Among the miracles of this class are, The miraculous draughts of fishes, The walking on the sea, The stater in the fish's mouth, The withering of the fig tree, and the Transfiguration. The last named, is not usually classed among miracles [pg 092] or considered in books which treat of them, but a “Sign” it certainly was and it carries lessons with it which, bit by bit, the world is learning still.
That miracles should be employed as a means of impressing truths on the learner, we can well understand.
In no way could a great truth be presented so forcibly to the mind as by being clothed in the garb of a miracle. The wondrous circumstances would print themselves on the mind's eye at once and for ever; and as they recurred in lonely hours of thought, something more of their drift and purport would peep out every time. It is characteristic of our Lord's ways, that His teaching yields its fruit gradually; much as a seed-vessel driven by the wind, which scatters the contents, now of one cell, now of another, as it whirls along.

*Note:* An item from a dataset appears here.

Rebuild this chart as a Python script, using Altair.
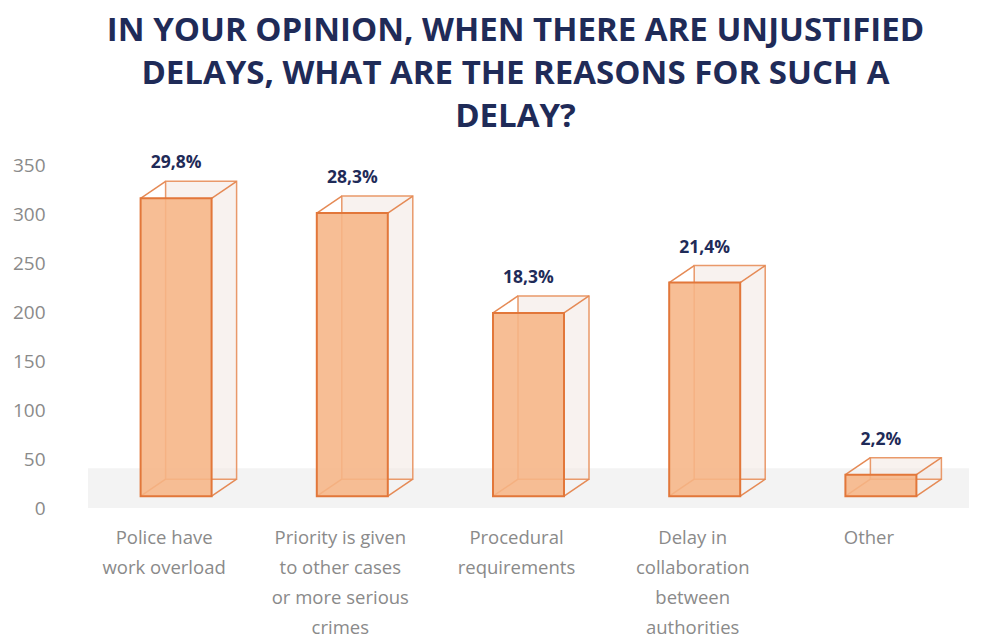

I trace in many miracles of instruction, a bearing on the great movement in which St Peter was the chief actor; namely, the calling of the Gentiles, and the taking from the Jews thereby their exclusive position, as the one people who knew God. Our Lord quietly, and by slow degrees familiarizes St Peter with this idea. He is not suddenly brought face to face with a notion which would cause a violent shock to his mind. With men like the Apostles new ideas want a little time to grow into shape: we know how easily a man is startled into shutting his mind against novelty when it is suddenly presented. St Peter [pg 093] could not have been instructed as to God's plans without a long course of explanation which it was not our Lord's way to give: so He lets the lesson lie in St Peter's mind till the circumstances shall come which shall be the key to it.
Of what I call miracles of instruction, I propose to consider two briefly, with a view chiefly to illustrating the way in which the instruction was conveyed.
There is this singularity about the Transfiguration, that our Lord foretells it, and in most remarkable words.
“And he said unto them, Verily I say unto you, That there be some of them that stand here, which shall not taste of death, till they have seen the kingdom of God come with power.”[36]
This promise I understand to mean that some of the Apostles should, even while yet alive on the earth, be vouchsafed a glimpse of another world, and behold Christ in the glorified state which belongs to Him. The expression “in no wise taste of death,” which occurs in all three accounts, must mean that they should not only have this experience after passing from this life to another, but even while yet in mortal frame. For six days these words are allowed to work in the minds of the disciples, and then:
“Jesus taketh with him Peter, and James, and John, and bringeth them up into an high mountain apart by themselves: and he was transfigured before them.”[37]